• [DO THIS]: Go through the records and show each line where the word "diagram" occurs.

[Records with drawing code]
-------------------------
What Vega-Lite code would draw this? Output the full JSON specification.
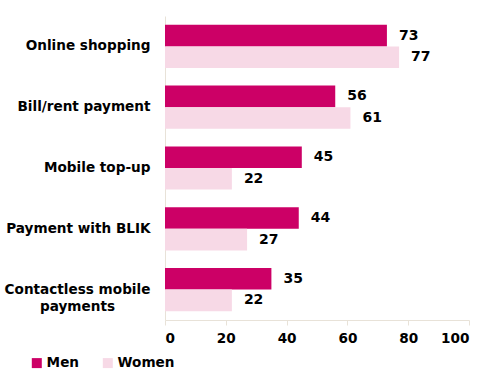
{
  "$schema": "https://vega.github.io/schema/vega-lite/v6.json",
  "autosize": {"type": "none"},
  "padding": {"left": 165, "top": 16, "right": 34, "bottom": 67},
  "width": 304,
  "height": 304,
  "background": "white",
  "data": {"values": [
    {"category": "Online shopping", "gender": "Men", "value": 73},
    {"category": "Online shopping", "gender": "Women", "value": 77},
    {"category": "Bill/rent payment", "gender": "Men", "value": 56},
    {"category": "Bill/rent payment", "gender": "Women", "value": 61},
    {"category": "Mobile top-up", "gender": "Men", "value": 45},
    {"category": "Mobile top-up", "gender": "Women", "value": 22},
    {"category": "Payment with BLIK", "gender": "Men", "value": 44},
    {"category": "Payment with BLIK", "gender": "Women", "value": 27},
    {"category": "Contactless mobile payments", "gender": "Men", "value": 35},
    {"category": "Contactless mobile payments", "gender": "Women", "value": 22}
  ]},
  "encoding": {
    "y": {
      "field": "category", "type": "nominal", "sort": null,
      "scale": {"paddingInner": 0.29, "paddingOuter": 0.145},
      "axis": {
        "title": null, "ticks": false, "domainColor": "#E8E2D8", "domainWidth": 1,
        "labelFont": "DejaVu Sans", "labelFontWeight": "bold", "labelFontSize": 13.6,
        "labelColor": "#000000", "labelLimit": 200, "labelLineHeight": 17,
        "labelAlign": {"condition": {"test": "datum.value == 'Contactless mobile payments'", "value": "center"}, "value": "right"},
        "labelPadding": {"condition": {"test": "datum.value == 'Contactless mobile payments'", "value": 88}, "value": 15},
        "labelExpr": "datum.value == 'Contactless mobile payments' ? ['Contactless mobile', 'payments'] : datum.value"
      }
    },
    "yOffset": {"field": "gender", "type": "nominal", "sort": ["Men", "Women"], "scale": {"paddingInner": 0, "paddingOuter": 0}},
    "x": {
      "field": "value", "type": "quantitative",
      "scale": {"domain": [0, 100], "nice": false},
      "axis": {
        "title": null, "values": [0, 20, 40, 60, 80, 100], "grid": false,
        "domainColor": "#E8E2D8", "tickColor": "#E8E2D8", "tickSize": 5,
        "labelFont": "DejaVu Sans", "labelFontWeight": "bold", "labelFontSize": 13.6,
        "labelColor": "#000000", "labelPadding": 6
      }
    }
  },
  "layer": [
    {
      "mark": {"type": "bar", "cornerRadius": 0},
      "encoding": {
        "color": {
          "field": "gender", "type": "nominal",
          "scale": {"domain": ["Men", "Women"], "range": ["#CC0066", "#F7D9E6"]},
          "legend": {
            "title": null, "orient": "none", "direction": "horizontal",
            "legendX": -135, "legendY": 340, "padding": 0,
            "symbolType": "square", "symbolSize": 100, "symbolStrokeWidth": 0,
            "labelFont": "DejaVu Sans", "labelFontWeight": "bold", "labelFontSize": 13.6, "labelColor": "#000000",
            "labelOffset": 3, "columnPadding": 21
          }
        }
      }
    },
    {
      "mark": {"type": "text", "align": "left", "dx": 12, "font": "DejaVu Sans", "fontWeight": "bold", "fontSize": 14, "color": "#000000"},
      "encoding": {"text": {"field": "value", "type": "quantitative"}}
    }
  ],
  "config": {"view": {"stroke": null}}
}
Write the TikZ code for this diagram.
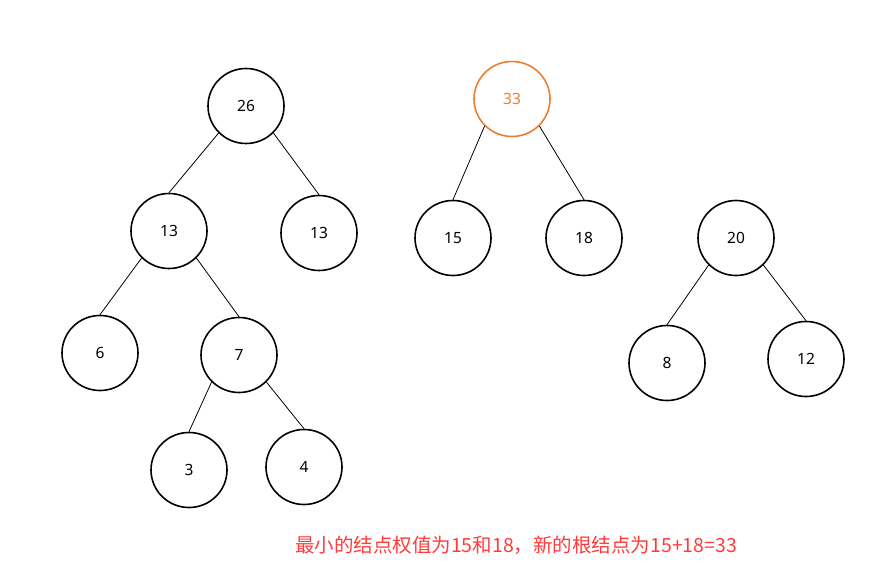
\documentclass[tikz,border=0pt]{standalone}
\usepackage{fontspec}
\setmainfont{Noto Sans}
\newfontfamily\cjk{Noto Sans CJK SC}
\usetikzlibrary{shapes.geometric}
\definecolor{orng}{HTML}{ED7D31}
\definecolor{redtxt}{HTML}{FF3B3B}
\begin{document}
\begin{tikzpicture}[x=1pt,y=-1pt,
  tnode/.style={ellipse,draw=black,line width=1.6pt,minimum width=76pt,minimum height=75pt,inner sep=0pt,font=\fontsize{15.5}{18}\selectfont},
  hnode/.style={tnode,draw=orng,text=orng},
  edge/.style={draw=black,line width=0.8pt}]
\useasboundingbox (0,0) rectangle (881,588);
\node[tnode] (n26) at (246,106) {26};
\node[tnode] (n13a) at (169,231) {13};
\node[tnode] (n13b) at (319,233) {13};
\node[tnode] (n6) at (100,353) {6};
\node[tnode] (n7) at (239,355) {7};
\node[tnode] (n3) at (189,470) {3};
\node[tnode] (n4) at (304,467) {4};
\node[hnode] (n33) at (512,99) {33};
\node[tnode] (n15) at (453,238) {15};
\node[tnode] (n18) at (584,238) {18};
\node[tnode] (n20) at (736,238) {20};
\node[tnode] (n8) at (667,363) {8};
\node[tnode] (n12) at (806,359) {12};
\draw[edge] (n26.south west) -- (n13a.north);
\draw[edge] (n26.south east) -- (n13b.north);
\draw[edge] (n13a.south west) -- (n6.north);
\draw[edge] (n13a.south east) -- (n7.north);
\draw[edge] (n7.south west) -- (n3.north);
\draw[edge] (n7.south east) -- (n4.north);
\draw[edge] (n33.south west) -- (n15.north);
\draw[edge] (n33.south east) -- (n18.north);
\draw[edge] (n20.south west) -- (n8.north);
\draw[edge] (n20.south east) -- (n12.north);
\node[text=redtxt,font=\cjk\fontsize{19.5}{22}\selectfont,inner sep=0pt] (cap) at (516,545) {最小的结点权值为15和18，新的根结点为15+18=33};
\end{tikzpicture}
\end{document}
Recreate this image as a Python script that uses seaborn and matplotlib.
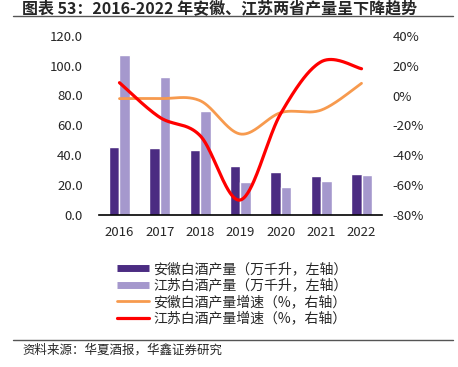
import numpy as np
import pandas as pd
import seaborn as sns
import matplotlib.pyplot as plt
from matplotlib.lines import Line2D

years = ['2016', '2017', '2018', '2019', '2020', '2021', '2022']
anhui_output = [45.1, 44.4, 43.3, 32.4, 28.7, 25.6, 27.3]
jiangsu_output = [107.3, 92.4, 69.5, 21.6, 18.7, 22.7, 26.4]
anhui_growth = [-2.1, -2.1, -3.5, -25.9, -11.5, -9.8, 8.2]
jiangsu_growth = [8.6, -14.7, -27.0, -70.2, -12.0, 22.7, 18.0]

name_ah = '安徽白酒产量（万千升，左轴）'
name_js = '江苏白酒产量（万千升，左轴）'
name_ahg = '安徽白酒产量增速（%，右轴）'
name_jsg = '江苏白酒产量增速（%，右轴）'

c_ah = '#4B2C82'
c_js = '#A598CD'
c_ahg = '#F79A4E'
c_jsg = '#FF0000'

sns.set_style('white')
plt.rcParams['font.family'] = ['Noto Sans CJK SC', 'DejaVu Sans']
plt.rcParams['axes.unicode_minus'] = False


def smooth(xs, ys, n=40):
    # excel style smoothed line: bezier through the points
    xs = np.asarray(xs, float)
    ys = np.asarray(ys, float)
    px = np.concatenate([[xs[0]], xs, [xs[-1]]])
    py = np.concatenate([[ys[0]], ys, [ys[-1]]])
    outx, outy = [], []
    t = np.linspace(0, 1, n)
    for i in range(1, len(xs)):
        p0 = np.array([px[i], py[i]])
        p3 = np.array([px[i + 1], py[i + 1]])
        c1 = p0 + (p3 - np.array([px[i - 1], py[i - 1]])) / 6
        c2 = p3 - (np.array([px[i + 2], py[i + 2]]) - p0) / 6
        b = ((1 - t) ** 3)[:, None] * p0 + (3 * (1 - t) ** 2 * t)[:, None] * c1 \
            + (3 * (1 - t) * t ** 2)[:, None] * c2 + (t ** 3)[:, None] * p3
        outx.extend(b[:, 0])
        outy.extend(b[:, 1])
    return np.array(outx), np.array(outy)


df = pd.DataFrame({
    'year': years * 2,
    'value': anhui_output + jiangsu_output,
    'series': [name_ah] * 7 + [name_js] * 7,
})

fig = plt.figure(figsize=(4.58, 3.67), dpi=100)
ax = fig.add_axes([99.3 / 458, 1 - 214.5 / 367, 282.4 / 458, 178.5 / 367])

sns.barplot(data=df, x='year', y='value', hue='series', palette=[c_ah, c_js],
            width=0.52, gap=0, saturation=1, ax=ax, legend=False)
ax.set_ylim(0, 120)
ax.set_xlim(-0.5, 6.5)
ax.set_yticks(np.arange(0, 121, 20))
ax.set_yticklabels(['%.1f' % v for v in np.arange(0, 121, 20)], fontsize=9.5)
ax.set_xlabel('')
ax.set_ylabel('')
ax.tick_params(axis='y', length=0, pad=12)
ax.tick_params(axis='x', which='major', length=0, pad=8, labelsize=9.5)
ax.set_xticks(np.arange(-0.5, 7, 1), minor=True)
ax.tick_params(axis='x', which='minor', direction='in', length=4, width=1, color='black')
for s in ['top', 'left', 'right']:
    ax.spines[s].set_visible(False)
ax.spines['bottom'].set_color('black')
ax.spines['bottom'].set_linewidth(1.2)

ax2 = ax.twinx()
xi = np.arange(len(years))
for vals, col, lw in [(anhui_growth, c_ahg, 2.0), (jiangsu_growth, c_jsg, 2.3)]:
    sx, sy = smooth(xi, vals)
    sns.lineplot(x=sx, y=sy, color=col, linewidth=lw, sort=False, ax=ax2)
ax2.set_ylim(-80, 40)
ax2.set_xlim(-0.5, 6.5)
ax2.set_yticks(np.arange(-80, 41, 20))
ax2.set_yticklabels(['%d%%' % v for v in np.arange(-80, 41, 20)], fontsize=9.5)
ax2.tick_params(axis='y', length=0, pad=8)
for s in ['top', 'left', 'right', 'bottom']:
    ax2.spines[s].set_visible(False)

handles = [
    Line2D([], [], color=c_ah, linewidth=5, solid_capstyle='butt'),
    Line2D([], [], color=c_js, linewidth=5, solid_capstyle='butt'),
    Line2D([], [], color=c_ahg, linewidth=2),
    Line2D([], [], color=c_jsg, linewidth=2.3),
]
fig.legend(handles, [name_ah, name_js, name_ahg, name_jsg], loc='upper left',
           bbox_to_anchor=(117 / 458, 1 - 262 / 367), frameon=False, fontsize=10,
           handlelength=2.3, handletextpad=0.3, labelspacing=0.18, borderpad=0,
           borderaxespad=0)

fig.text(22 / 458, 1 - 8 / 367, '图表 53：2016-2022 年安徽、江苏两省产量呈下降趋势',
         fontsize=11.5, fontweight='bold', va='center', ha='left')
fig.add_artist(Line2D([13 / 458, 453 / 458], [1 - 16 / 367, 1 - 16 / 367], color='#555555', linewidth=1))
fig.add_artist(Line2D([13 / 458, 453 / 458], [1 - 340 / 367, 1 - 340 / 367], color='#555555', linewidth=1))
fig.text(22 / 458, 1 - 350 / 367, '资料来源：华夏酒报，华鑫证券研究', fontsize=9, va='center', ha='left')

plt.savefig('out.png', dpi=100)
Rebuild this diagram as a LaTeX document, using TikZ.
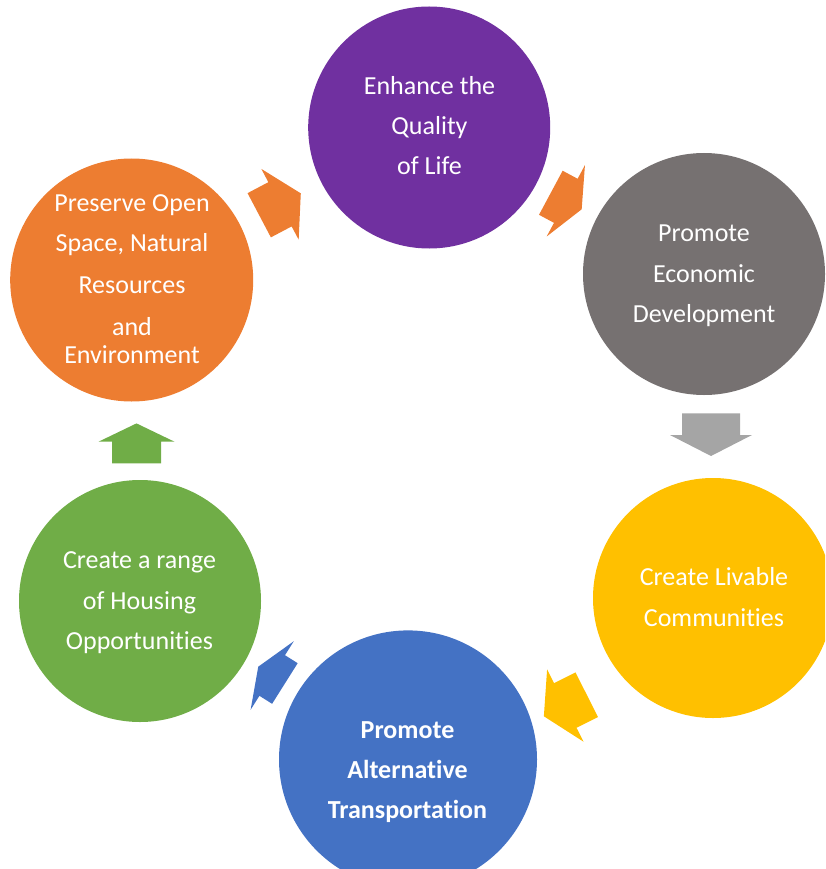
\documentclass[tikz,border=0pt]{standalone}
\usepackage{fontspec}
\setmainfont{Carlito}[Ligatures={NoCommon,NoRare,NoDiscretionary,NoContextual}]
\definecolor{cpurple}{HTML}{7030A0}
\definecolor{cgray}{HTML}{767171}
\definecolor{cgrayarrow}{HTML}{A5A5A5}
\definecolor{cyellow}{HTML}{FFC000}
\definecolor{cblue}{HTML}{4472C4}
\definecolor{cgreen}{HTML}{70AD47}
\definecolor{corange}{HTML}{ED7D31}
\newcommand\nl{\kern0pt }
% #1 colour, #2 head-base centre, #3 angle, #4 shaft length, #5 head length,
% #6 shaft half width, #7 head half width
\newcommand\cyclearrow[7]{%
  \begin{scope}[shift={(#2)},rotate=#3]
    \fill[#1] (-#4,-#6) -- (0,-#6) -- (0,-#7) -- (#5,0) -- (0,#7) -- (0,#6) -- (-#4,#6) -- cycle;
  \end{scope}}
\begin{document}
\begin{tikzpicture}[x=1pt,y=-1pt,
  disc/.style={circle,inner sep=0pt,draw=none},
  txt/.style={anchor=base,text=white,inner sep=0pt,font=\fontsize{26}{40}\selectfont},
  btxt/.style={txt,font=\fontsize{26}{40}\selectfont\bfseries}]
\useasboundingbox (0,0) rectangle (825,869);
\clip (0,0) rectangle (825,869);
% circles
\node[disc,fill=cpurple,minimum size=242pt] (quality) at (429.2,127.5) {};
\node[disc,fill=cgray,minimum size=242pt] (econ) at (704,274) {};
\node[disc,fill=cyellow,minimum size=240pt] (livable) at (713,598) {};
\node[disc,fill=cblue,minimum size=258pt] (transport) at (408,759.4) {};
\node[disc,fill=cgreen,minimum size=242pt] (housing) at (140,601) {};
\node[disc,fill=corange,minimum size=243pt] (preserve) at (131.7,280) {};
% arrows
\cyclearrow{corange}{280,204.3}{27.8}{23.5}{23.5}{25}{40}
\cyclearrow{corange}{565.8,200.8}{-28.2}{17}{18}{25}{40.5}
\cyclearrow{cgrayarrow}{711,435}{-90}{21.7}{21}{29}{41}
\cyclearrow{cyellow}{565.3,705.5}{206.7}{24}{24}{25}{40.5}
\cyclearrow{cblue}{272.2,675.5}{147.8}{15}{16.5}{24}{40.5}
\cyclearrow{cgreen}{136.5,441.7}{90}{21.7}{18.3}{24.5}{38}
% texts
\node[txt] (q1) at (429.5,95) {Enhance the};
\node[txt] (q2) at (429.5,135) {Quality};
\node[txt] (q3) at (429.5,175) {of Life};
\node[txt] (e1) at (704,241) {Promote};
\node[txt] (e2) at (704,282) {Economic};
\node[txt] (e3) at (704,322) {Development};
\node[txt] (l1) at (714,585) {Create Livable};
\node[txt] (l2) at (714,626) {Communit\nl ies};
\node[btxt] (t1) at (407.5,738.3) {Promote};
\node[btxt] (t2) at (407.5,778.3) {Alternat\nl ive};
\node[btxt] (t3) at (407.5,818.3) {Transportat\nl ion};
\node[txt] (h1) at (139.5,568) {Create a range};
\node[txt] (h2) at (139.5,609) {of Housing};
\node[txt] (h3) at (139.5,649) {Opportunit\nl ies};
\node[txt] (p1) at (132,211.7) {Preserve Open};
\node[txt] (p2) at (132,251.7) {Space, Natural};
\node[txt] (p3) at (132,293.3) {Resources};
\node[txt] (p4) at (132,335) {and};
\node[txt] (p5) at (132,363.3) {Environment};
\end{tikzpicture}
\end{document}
-------------------------
• [THE OUTPUT]:
Write the TikZ code for this diagram.
Rebuild this diagram as a LaTeX document, using TikZ.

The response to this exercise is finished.